As the spouse of a career Army officer, I’m stunned by the range of available benefits. Health care? Free! Groceries? Military commissaries save military families roughly 30 percent over shopping in civilian stores. Education benefits? Career personnel can expect the military to finance additional higher education, and the post-9/11 GI Bill provides up to 36 months of benefits to veterans, amounting, in effect, to full tuition and fees for four academic years. (The education benefit is also transferable to dependents.)

Housing? Free on base and subsidized off-base (the housing allowance goes up with family size: from each according to his ability, to each according to his need). Pensions? After 20 years of service, military personnel can retire and immediately begin to receive, at the ripe old age of 40 or so, an annual pension equal to half their salary — for the rest of their lives.
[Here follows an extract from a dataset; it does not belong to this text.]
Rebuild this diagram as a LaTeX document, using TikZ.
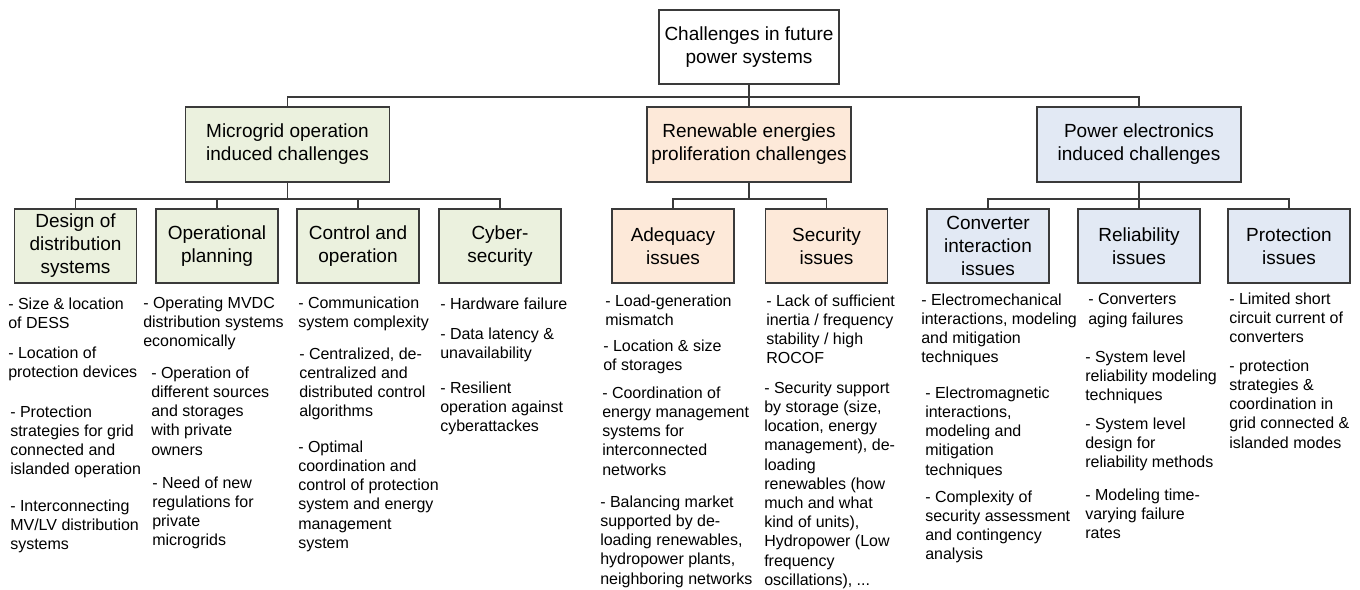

Anyone who thinks socialism failed in America has never spent time on a military base.

Cutting expensive and unnecessary weapons systems cuts to the heart of the nuts and bolts of rent-seeking politics in Washington. But cutting veterans benefits becomes an emotional issue for people, and thus may be very difficult to get past Congress.

These benefits are inordinate, unfair, and unsustainable. Military service is endlessly praised as the ultimate sacrifice for the country. But when you strip away the propagandistic state doctrine, military service is simply a commitment to kill strangers on the orders of politicians in Washington. I can’t for the life of me figure out why that deserves such disproportionate financial benefits.